La réalisatrice Clémence Davigo a eu la bonne idée de réunir en Savoie, près d’Albertville, plusieurs sexagénaires ou septuagénaires qui, dans leur enfance dans les années 1950/1960, furent placés (pour des motifs divers : pupilles de la nation, orphelins ou enfants de la DDASS[1]) dans ce qu’on concevait alors comme des « centres de redressement » (ou encore « de correction »). Le lieu était la commune de Mercury-Gémilly (depuis 1965, appelée seulement Mercury), en bordure ouest d’Albertville (Savoie) au pied du sommet de la Belle Étoile (1841 mètres), un chaînon isolé du reste du massif des Bauges.

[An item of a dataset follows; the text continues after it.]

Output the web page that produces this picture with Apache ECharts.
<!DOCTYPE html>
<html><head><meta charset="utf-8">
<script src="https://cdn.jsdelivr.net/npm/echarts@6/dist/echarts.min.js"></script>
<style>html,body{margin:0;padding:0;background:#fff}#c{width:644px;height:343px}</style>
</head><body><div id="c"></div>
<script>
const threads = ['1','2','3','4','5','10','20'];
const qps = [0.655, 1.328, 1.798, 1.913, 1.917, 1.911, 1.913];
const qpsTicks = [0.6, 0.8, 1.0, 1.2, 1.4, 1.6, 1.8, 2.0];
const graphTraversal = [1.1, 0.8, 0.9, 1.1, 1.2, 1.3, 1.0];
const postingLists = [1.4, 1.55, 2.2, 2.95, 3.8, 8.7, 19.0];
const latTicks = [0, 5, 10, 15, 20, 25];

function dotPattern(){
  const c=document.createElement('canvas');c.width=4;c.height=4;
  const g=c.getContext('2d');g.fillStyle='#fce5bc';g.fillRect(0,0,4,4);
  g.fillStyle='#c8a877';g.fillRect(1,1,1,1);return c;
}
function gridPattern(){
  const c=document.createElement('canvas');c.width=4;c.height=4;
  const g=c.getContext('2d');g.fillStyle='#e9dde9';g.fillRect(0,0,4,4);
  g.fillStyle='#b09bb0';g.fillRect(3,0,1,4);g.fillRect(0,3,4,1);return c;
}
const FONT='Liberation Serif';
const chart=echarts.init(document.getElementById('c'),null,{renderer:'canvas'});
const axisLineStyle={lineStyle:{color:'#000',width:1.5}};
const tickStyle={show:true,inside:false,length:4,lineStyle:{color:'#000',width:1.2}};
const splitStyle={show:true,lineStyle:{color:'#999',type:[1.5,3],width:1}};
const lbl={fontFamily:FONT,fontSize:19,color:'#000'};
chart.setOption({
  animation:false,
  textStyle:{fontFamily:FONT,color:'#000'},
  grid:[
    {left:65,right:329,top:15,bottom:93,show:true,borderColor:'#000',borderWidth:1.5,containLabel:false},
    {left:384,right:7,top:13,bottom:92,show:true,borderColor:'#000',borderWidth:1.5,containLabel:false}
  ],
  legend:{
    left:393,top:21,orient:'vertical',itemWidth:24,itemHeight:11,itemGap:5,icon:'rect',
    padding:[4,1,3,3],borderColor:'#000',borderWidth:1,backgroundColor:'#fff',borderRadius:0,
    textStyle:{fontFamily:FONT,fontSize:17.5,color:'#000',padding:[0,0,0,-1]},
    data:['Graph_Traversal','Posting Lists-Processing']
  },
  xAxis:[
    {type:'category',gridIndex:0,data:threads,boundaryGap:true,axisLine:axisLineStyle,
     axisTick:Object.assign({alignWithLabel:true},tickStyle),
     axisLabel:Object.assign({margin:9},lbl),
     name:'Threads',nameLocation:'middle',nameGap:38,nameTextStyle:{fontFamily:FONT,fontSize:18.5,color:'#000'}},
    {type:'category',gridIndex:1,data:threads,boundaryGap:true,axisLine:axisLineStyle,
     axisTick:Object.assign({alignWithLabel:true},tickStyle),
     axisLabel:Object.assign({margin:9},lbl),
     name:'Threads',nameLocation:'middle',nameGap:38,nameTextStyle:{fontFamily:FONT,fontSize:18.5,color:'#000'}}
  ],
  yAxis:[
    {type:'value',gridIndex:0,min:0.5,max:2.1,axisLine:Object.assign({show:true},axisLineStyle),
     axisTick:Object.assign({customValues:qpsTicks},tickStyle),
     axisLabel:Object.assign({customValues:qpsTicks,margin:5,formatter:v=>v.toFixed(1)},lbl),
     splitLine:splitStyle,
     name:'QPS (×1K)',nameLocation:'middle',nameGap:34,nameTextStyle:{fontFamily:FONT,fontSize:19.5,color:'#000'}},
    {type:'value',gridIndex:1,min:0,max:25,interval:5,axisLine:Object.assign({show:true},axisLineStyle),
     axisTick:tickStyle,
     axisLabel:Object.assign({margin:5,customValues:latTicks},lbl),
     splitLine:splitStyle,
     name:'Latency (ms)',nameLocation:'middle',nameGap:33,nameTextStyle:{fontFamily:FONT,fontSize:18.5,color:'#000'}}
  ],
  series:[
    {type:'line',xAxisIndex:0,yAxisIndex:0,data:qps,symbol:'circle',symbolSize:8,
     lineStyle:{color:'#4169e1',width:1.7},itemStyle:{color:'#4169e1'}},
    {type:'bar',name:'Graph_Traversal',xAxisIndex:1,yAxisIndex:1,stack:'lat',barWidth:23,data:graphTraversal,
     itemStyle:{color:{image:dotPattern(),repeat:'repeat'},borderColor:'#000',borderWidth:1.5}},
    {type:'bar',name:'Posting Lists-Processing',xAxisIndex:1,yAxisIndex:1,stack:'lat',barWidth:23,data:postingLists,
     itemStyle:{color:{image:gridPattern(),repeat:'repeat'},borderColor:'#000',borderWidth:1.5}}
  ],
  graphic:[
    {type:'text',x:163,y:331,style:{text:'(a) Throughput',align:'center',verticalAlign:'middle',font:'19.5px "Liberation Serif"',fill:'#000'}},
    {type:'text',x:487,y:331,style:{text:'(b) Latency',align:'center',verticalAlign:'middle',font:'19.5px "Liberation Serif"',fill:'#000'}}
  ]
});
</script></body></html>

Dans ce cadre magnifique en 1947 l’abbé Garin avait établi son association dite précisément de « La Belle Étoile », répartie sur trois sites en fonction de l’âge des pensionnaires (Les Tanches, Mercury et Tamié). C’était une époque où le respect de l’intégrité physique et psychique des enfants n’était pas perçu comme une impérieuse obligation : l’enfant (surtout s’il était difficile) devait être plié, « redressé » justement. Ce qui se pratiquait sans vergogne à tous les niveaux (dans les familles « normales » où l’on recourait volontiers à la fessée ; dans les écoles où le « maître » n’hésitait pas à taper sur les doigts avec sa baguette ou à tordre des oreilles) pouvait devenir sadisme chez certains esprits dévoyés en poste dans ces trop fameuses « maisons de correction » (non pas conçues pour « corriger » quoi que ce soit, mais uniquement pour infliger des « corrections » en permanence à leurs jeunes pensionnaires). C’est ce qui se passa à Mercury, sous la houlette de l’abbé Garin et des « éducateurs » qu’il avait recruté pour son centre qui était – c’est important de le souligner – non pas un « centre de redressement de l’Église catholique, mais un centre privé qui n’était donc « pas rattaché au diocèse (de Savoie) et ne dépendait pas de l’Église » (les enfants y étaient placés sur décision soit de la DDASS soit d’un juge des enfants)[2]. Dès 1948 Georges Reymond, éducateur spécialisé fondateur plus tard de l’Association Arc-en-Ciel, constatait un manquement :
« En 1948, je suis éducateur au Centre de la Belle Étoile, à Mercury-Gémilly (Savoie), mais l’Abbé Garin, directeur, impose un régime autoritaire, démagogique, sans aucun but éducatif. Les enfants reçus vivent dans des conditions inacceptables ; par exemple, les énurétiques, regroupés, dorment dans une cave, sur une paillasse, sans drap, enveloppés dans une couverture jamais lavée)[3]. »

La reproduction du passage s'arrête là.